« Rien ne justifie qu’Emmanuel Macron assiste à une messe au Vélodrome. »

Tribune parue dans « Le Monde » de l’historien Jean-Noël Jeanneney.

Visite du pape à Marseille : 

La présence d’Emmanuel Macron à la messe que le souverain pontife célèbrera samedi 23 septembre au Stade-vélodrome, à Marseille, est malvenue. Qu’il accueille François, hors des lieux de culte, avec tous les honneurs qui lui sont dus comme chef d’Etat – si le pape lui-même le souhaite, ce qui ne semble pas être le cas –, il n’est rien là qui ne puisse être approuvé. Mais il s’agit de tout autre chose : de la République, incarnée par son président, se portant au cœur de l’expression rituelle d’une religion qui est pratiquée, parmi d’autres, sur notre sol. Pense-t-il plaire à la pensée traditionaliste ? Le prix est trop lourd, au regard de la nation tout entière.

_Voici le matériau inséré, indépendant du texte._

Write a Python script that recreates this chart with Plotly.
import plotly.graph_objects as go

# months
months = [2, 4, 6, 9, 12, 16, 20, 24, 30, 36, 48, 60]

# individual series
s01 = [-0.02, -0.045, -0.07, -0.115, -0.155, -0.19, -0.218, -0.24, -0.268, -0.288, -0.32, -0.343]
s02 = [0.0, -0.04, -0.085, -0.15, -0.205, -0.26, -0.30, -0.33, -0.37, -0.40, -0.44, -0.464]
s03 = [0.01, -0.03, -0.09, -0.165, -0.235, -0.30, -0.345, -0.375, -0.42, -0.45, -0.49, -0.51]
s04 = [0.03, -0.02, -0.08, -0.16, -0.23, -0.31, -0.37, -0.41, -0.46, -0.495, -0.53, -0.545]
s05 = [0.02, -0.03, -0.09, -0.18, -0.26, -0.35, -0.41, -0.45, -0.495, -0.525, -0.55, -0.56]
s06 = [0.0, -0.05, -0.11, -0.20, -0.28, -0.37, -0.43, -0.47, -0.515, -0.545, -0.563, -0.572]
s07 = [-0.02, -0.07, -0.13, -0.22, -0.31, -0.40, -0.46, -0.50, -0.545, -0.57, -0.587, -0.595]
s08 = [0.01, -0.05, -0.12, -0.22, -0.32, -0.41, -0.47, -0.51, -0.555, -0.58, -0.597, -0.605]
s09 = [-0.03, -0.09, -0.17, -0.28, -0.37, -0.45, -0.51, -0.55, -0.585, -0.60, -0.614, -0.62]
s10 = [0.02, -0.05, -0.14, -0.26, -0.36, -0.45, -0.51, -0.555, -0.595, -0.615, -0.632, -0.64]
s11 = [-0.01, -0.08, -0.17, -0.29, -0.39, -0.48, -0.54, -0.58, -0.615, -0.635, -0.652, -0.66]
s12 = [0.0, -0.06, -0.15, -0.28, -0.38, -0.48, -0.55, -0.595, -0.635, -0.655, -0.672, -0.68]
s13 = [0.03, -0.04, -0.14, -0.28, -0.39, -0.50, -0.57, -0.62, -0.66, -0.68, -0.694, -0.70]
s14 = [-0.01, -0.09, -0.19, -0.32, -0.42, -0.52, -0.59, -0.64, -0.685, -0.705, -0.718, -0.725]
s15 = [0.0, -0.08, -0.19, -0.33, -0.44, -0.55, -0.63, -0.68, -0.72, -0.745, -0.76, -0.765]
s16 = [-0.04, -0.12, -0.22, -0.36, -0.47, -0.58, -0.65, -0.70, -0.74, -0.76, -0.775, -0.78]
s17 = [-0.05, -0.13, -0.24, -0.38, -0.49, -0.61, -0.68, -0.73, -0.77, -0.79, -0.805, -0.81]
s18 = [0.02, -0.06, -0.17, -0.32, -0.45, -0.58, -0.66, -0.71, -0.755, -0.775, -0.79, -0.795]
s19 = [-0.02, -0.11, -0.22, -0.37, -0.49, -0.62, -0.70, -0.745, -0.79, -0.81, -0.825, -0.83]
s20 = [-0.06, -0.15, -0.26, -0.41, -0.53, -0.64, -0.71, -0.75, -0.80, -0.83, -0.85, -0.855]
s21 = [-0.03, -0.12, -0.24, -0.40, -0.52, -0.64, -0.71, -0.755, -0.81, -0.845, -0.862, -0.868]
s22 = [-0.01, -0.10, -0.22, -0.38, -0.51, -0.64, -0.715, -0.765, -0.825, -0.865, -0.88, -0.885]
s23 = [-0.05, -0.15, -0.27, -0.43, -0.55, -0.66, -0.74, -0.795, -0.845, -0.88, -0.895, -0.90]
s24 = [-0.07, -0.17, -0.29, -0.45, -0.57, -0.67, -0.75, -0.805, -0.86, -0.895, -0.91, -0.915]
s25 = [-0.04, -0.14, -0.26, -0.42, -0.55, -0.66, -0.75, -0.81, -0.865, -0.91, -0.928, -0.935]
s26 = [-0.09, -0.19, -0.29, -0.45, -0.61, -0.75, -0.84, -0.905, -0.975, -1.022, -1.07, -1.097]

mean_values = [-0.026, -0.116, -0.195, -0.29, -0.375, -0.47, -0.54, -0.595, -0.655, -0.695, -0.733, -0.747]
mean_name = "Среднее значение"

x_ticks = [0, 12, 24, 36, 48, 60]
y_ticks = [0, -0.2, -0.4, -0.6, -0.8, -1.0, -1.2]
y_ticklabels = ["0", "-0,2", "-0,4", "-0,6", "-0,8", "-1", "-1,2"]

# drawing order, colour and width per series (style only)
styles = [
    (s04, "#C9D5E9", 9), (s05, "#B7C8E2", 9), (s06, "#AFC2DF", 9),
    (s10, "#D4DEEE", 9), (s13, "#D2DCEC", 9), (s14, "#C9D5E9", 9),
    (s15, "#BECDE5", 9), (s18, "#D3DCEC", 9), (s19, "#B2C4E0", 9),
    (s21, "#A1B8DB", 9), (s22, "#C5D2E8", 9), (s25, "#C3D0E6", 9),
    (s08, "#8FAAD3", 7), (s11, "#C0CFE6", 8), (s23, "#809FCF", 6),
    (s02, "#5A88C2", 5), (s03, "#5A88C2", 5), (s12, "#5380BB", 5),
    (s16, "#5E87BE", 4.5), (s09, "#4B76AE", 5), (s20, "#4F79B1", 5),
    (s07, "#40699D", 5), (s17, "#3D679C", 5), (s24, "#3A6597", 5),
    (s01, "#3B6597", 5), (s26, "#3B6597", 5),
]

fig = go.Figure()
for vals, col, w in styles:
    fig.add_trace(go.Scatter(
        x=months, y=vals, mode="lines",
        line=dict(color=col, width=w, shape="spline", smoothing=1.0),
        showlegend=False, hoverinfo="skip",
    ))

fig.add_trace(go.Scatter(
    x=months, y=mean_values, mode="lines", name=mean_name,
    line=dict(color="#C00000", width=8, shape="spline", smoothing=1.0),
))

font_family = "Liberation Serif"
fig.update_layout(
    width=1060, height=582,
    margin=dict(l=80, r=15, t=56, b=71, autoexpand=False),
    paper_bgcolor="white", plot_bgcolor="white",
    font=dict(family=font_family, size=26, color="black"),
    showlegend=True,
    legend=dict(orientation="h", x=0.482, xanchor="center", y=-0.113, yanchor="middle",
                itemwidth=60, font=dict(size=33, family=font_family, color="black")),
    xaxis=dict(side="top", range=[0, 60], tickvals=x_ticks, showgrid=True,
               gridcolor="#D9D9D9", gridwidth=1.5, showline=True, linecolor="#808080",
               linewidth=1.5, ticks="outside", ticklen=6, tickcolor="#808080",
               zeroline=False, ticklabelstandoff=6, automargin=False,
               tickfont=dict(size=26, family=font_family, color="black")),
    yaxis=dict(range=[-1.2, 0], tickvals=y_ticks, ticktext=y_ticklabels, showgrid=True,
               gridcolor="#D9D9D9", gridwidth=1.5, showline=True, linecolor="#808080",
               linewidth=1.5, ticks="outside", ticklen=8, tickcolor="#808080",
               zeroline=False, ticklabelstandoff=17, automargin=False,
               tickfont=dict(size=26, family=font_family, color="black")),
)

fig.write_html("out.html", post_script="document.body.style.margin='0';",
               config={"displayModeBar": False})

Après l’armistice de 1918, le cardinal Amette, archevêque de Paris, organisa un Te Deum à Notre-Dame et il y convia les représentants de l’Etat. Clemenceau, le « Père la victoire », était chef du gouvernement. Il s’opposa radicalement à cette perspective. Il consentit seulement à ce que Mme Poincaré, épouse du président de la République, assistât à l’office à titre personnel. Plus tard, le cardinal Mercier, archevêque de Malines (Belgique), l’incita, en tant que président de la Conférence de la paix, à « inviter un représentant des principales nations de l’Entente à présider un acte de religion ». Des cérémonies d’Eglise organisées en présence du gouvernement de la République ? Ah non ! Le Tigre répondit que la loi française l’excluait absolument. L’Etat, tout en protégeant ardemment les divers cultes et leur exercice, ne devait se mêler d’aucun.

Il faut détester, de la part de la puissance publique, toute intolérance – contraire à l’esprit de la laïcité, qui, si elle s’y abandonne, se pervertit aussitôt. Mais on se doit d’exiger une rigoureuse fermeté sur les principes, faute de quoi la République s’engage sur une pente glissante. On entend évoquer aujourd’hui, notamment dans la bouche du chef de l’Etat, tel ou tel précédent justifiant l’entorse qui se prépare à l’esprit de la loi de 1905. Aucun n’est valide.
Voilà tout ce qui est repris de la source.